Building equity in your home can take time, but the more equity you have, the more money you can borrow against it to tackle major expenses. Homeowners tap into their home equity when they need funds for such life events as paying for college tuition, home renovations or to pay off high-interest consumer debt like credit card debt.
Mortgage lenders prefer that you have at least 15% to 20% of equity built up in your home before they’ll let you borrow against it. For the average homeowner, it can take about five to 10 years to build that amount of equity.
Read on to learn more about the ways you can start building more home equity right now.
What is home equity?
Home equity is simply the difference between what you still owe on your mortgage and the current market value of your home.
The way you calculate home equity is simple: Subtract your remaining mortgage balance from the market value of your home. If, for example, you took out a $450,000 mortgage and you still have $200,000 left to pay off, you have $250,000 of equity. Building up 15% to 20% equity can take upwards of 10 years for a typical homeowner with a 30-year mortgage.
5 ways to build home equity
The way to build your home equity is by making consistent mortgage payments over the years. The longer you pay off your mortgage, the more equity you’ll have in your home.
1. Make a down payment
Making a large down payment is one of the easiest and fastest ways to build up equity in your home. The more you put down when you purchase the home, the more equity you have from the beginning. Plus, if you make a down payment of 20% or more, you can eliminate the requirement for private mortgage insurance, or PMI, which can add hundreds of dollars to your monthly mortgage payment.

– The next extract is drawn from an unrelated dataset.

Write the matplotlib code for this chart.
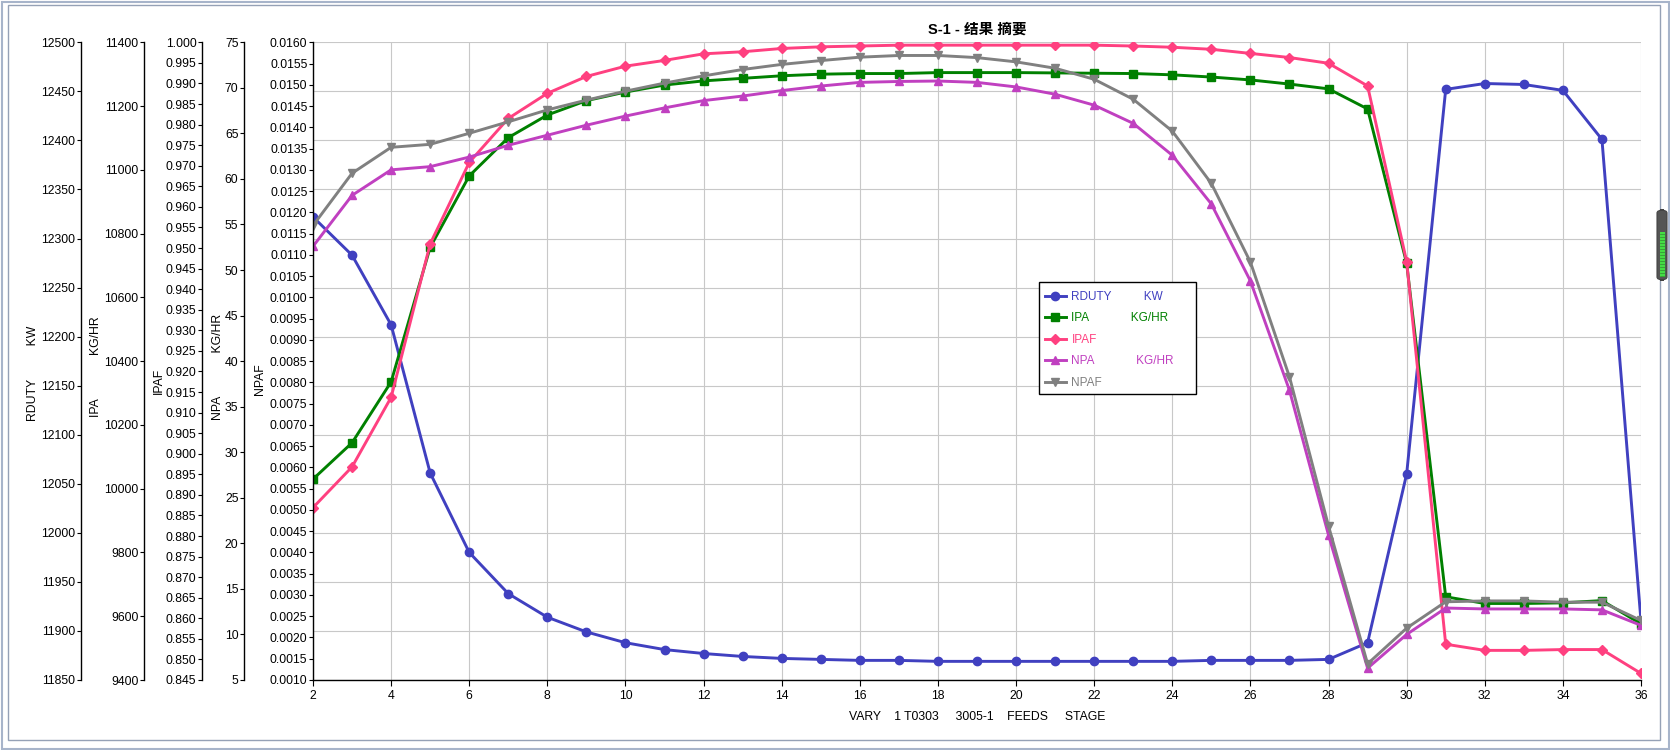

2. Focus on paying off your mortgage
You can always make an additional mortgage payment or two if your budget allows. Making 13 or 14 mortgage payments a year instead of just 12 will cut down the amount of interest you pay over the lifetime of your loan, as well as shaving off the amount of time it takes you to pay back the loan. If, for example, you get a tax return this year, consider putting that chunk of money towards your mortgage instead of towards savings or investing -- if you can afford it.
3. Pay more than the minimum
Just as with credit cards, you’ll pay off your debt faster if you pay more than the minimum payment due every month. The same is true for mortgages. If you can pay $100 or $200 more towards your home loan each month, you’ll reduce the amount of interest you pay over time on your mortgage. Plus, as with most mortgages, when you make a payment only a portion of it goes towards paying off the principal balance of your loan -- your payment also goes towards paying down the interest or such items as PMI. Take the time to understand the terms of your mortgage and how your money will be used to pay back your loan to your lender.
4. Stay in your home at least five years
For most homeowners, it takes around five to 10 years to build up 15% to 20% of home equity. So if you plan to move before five years, it may not make sense to try and tap into your home equity because you may not have established enough yet. Home values also tend to rise over time, so if you don’t stay for at least five years you can’t take advantage of the appreciation of the value of your home, which naturally gives you more equity in your property.
5. Renovate and spruce up
Home renovations are a great way to use your home equity because you increase the value of your home while enjoying your investment. Plus, there are tax benefits if you access your home equity using certain types of home equity loans. For example, if you use a home equity line of credit, or HELOC, to complete any home improvements, the interest on your loan is tax deductible.